BEGIN Provided material

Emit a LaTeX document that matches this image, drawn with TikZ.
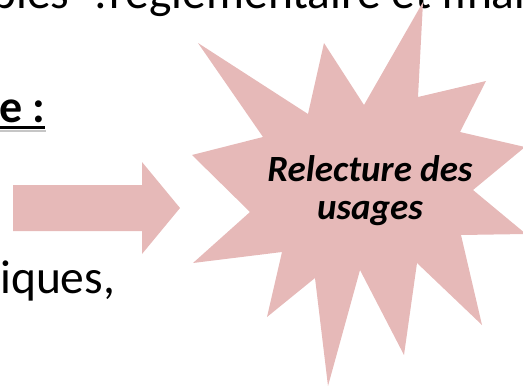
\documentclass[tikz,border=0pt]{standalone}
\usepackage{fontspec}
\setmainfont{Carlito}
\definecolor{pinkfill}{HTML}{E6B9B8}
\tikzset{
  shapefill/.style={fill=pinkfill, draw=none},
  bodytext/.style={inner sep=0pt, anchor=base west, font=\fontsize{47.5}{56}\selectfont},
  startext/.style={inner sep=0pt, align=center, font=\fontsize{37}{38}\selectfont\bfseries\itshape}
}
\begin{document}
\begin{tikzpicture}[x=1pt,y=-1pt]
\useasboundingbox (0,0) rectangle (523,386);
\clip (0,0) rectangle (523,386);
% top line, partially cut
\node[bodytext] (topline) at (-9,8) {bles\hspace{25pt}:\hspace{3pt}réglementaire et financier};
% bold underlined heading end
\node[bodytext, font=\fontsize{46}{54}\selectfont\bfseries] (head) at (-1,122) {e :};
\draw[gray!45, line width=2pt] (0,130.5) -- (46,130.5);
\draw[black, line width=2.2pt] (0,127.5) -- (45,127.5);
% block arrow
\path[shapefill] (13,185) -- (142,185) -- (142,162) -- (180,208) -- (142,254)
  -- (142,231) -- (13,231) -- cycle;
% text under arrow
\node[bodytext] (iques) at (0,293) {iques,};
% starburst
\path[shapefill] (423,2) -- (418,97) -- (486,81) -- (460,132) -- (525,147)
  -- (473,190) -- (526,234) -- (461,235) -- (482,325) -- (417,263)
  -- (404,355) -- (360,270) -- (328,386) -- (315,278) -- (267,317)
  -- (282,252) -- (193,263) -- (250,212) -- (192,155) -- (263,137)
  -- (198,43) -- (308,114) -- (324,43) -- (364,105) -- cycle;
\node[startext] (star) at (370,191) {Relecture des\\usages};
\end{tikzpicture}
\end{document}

END Provided material

## [What is asked]
Restate the data above exactly, stripping out each image.

## [Response to this task]
Emit a LaTeX document that matches this image, drawn with TikZ.
\documentclass[tikz,border=0pt]{standalone}
\usepackage{fontspec}
\setmainfont{Carlito}
\definecolor{pinkfill}{HTML}{E6B9B8}
\tikzset{
  shapefill/.style={fill=pinkfill, draw=none},
  bodytext/.style={inner sep=0pt, anchor=base west, font=\fontsize{47.5}{56}\selectfont},
  startext/.style={inner sep=0pt, align=center, font=\fontsize{37}{38}\selectfont\bfseries\itshape}
}
\begin{document}
\begin{tikzpicture}[x=1pt,y=-1pt]
\useasboundingbox (0,0) rectangle (523,386);
\clip (0,0) rectangle (523,386);
% top line, partially cut
\node[bodytext] (topline) at (-9,8) {bles\hspace{25pt}:\hspace{3pt}réglementaire et financier};
% bold underlined heading end
\node[bodytext, font=\fontsize{46}{54}\selectfont\bfseries] (head) at (-1,122) {e :};
\draw[gray!45, line width=2pt] (0,130.5) -- (46,130.5);
\draw[black, line width=2.2pt] (0,127.5) -- (45,127.5);
% block arrow
\path[shapefill] (13,185) -- (142,185) -- (142,162) -- (180,208) -- (142,254)
  -- (142,231) -- (13,231) -- cycle;
% text under arrow
\node[bodytext] (iques) at (0,293) {iques,};
% starburst
\path[shapefill] (423,2) -- (418,97) -- (486,81) -- (460,132) -- (525,147)
  -- (473,190) -- (526,234) -- (461,235) -- (482,325) -- (417,263)
  -- (404,355) -- (360,270) -- (328,386) -- (315,278) -- (267,317)
  -- (282,252) -- (193,263) -- (250,212) -- (192,155) -- (263,137)
  -- (198,43) -- (308,114) -- (324,43) -- (364,105) -- cycle;
\node[startext] (star) at (370,191) {Relecture des\\usages};
\end{tikzpicture}
\end{document}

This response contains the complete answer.